- WHAT YOU HAVE TO DO -
The line holding "var ys = [inHtY, in310Y, in250Y];" is the last one to output; start at the first line of the data, keep every line in between exactly, and leave out pictures.

- DATA BLOCK -

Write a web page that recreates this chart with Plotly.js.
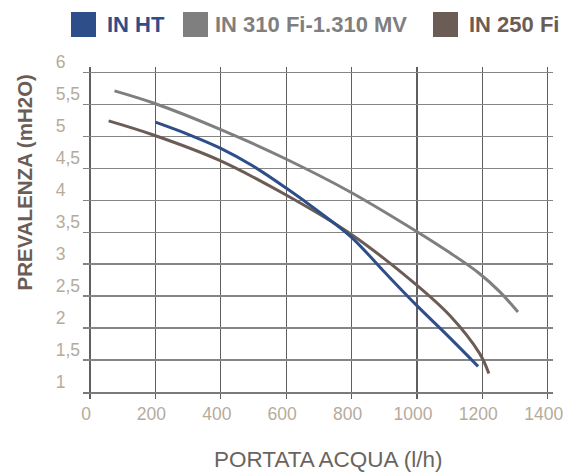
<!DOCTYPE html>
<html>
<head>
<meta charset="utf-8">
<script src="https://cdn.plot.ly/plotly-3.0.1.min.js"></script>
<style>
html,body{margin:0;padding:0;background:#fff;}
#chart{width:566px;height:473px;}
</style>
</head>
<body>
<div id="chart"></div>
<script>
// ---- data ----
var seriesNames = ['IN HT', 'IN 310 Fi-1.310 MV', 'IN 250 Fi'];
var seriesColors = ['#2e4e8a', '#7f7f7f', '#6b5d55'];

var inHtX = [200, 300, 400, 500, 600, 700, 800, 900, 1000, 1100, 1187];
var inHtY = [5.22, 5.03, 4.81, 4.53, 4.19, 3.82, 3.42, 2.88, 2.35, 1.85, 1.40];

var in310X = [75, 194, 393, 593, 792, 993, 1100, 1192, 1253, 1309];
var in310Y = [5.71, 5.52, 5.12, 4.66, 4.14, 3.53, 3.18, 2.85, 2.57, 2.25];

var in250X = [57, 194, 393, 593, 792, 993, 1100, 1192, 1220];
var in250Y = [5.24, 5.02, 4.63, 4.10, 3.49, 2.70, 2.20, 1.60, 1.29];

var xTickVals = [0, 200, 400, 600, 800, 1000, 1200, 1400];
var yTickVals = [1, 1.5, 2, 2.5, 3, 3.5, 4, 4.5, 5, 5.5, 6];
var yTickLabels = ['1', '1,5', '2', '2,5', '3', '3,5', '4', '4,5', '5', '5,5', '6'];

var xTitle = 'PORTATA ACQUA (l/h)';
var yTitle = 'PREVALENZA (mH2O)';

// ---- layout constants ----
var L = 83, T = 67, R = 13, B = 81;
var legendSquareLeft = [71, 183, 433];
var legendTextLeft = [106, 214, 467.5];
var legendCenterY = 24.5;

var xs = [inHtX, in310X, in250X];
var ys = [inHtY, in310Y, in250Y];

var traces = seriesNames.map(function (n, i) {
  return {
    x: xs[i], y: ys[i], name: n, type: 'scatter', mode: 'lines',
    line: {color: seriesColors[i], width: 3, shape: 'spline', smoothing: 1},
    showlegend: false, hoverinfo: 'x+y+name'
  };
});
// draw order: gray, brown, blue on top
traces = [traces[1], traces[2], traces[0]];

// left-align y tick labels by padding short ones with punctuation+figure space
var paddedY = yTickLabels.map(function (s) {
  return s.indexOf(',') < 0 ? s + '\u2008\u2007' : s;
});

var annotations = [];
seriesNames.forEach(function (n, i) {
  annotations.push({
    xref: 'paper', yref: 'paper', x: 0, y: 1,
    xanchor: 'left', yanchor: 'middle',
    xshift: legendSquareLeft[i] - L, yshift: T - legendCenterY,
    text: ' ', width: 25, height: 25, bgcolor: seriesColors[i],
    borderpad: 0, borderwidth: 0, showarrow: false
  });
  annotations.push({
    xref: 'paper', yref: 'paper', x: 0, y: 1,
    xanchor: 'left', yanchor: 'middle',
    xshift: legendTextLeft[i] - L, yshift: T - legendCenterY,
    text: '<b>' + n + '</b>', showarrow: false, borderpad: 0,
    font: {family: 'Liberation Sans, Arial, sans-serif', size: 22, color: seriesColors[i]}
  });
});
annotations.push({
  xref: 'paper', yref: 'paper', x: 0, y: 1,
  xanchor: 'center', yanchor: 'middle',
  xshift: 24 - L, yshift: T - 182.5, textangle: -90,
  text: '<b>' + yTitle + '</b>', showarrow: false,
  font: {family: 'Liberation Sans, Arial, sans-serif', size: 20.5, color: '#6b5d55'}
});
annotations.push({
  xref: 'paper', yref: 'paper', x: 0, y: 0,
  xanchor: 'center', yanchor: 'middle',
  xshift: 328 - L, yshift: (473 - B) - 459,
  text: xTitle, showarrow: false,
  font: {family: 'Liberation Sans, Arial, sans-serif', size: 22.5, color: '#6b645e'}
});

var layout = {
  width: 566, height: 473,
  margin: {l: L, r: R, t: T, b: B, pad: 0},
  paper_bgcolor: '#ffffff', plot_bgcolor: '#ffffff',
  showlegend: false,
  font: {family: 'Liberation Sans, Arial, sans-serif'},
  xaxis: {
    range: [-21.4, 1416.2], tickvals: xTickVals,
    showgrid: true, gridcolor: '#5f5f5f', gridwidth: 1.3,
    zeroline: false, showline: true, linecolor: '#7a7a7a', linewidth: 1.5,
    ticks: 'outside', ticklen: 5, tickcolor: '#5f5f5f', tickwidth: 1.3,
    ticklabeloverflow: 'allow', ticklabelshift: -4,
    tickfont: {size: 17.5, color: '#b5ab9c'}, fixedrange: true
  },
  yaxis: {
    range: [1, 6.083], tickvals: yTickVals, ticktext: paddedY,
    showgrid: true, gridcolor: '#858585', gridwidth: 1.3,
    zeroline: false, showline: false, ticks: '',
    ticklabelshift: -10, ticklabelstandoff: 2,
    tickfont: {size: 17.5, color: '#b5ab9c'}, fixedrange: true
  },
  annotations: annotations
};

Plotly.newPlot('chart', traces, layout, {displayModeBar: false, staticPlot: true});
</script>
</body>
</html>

- TASK RESPONSE -
Write a web page that recreates this chart with Plotly.js.
<!DOCTYPE html>
<html>
<head>
<meta charset="utf-8">
<script src="https://cdn.plot.ly/plotly-3.0.1.min.js"></script>
<style>
html,body{margin:0;padding:0;background:#fff;}
#chart{width:566px;height:473px;}
</style>
</head>
<body>
<div id="chart"></div>
<script>
// ---- data ----
var seriesNames = ['IN HT', 'IN 310 Fi-1.310 MV', 'IN 250 Fi'];
var seriesColors = ['#2e4e8a', '#7f7f7f', '#6b5d55'];

var inHtX = [200, 300, 400, 500, 600, 700, 800, 900, 1000, 1100, 1187];
var inHtY = [5.22, 5.03, 4.81, 4.53, 4.19, 3.82, 3.42, 2.88, 2.35, 1.85, 1.40];

var in310X = [75, 194, 393, 593, 792, 993, 1100, 1192, 1253, 1309];
var in310Y = [5.71, 5.52, 5.12, 4.66, 4.14, 3.53, 3.18, 2.85, 2.57, 2.25];

var in250X = [57, 194, 393, 593, 792, 993, 1100, 1192, 1220];
var in250Y = [5.24, 5.02, 4.63, 4.10, 3.49, 2.70, 2.20, 1.60, 1.29];

var xTickVals = [0, 200, 400, 600, 800, 1000, 1200, 1400];
var yTickVals = [1, 1.5, 2, 2.5, 3, 3.5, 4, 4.5, 5, 5.5, 6];
var yTickLabels = ['1', '1,5', '2', '2,5', '3', '3,5', '4', '4,5', '5', '5,5', '6'];

var xTitle = 'PORTATA ACQUA (l/h)';
var yTitle = 'PREVALENZA (mH2O)';

// ---- layout constants ----
var L = 83, T = 67, R = 13, B = 81;
var legendSquareLeft = [71, 183, 433];
var legendTextLeft = [106, 214, 467.5];
var legendCenterY = 24.5;

var xs = [inHtX, in310X, in250X];
var ys = [inHtY, in310Y, in250Y];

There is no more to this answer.